__SHORT EXERCISE__
Quote the records exactly, starting at the first line and stopping after the line with "return np.column_stack([c[0] +"; skip the pictures.

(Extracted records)
----------------
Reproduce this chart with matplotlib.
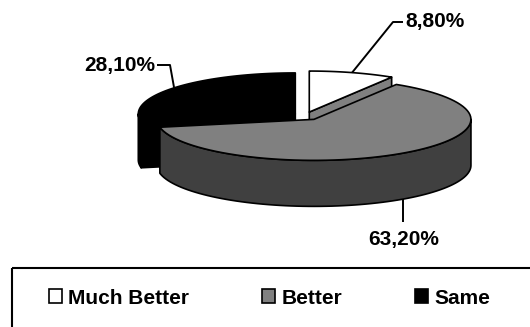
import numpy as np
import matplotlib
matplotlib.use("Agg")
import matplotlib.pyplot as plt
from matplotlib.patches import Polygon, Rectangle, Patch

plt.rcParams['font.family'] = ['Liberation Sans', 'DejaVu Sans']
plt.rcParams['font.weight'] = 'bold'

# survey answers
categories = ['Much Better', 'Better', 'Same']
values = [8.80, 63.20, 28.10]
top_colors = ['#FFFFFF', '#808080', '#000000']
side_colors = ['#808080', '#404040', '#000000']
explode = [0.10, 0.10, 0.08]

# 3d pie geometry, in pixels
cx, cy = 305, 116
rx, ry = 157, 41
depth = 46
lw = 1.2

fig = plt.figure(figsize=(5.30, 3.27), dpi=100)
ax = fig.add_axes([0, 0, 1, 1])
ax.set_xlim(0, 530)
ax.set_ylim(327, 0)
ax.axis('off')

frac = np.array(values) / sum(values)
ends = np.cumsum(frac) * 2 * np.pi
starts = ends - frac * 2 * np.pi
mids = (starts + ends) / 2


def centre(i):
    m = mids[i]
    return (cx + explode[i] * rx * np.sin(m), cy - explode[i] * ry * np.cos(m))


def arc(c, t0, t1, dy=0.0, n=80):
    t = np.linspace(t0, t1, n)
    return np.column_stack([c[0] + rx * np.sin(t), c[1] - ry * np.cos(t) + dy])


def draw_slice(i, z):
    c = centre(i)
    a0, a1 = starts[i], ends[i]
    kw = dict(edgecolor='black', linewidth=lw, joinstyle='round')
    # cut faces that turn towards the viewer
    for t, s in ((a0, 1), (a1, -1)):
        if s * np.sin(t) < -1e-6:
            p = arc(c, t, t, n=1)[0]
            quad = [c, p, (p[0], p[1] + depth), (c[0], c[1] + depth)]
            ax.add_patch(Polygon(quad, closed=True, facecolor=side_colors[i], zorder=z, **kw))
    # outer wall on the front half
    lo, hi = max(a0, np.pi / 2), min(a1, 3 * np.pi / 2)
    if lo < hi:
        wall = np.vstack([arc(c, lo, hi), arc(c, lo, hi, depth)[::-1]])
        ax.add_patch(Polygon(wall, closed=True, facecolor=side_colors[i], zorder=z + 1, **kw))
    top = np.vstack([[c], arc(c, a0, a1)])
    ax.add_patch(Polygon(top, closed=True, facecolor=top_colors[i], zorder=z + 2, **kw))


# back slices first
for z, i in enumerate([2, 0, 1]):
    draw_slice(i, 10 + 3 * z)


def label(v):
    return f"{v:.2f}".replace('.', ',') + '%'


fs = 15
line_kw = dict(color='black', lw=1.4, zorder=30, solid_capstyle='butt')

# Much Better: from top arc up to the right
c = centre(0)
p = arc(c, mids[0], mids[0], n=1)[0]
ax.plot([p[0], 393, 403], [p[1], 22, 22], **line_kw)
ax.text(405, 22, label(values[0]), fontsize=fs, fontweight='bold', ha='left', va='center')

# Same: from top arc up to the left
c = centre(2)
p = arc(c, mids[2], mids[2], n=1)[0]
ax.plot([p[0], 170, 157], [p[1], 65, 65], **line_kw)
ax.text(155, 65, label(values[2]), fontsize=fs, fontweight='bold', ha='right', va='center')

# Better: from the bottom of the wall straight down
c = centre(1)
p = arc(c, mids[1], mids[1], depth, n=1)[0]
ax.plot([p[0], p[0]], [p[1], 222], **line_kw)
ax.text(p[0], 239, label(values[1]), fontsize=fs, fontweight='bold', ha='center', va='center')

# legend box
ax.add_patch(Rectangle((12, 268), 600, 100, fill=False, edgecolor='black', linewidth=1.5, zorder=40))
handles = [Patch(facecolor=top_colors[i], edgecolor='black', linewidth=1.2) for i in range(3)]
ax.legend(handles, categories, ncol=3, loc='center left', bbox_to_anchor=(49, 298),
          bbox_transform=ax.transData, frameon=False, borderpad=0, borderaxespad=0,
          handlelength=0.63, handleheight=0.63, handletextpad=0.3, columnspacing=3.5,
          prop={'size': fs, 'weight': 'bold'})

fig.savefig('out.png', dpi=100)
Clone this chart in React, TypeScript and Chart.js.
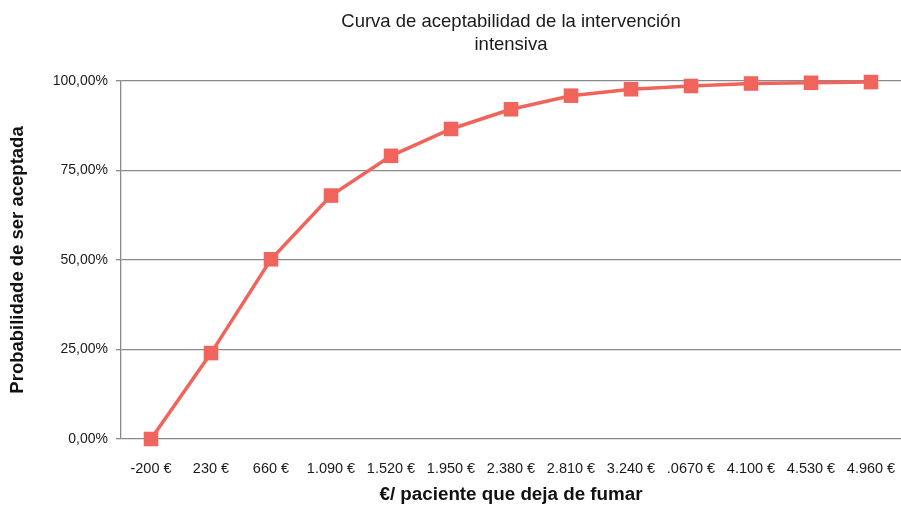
----------------
__COMPLETE ANSWER__
Reproduce this chart with matplotlib.
import numpy as np
import matplotlib
matplotlib.use("Agg")
import matplotlib.pyplot as plt
from matplotlib.patches import Polygon, Rectangle, Patch

plt.rcParams['font.family'] = ['Liberation Sans', 'DejaVu Sans']
plt.rcParams['font.weight'] = 'bold'

# survey answers
categories = ['Much Better', 'Better', 'Same']
values = [8.80, 63.20, 28.10]
top_colors = ['#FFFFFF', '#808080', '#000000']
side_colors = ['#808080', '#404040', '#000000']
explode = [0.10, 0.10, 0.08]

# 3d pie geometry, in pixels
cx, cy = 305, 116
rx, ry = 157, 41
depth = 46
lw = 1.2

fig = plt.figure(figsize=(5.30, 3.27), dpi=100)
ax = fig.add_axes([0, 0, 1, 1])
ax.set_xlim(0, 530)
ax.set_ylim(327, 0)
ax.axis('off')

frac = np.array(values) / sum(values)
ends = np.cumsum(frac) * 2 * np.pi
starts = ends - frac * 2 * np.pi
mids = (starts + ends) / 2


def centre(i):
    m = mids[i]
    return (cx + explode[i] * rx * np.sin(m), cy - explode[i] * ry * np.cos(m))


def arc(c, t0, t1, dy=0.0, n=80):
    t = np.linspace(t0, t1, n)
    return np.column_stack([c[0] + rx * np.sin(t), c[1] - ry * np.cos(t) + dy])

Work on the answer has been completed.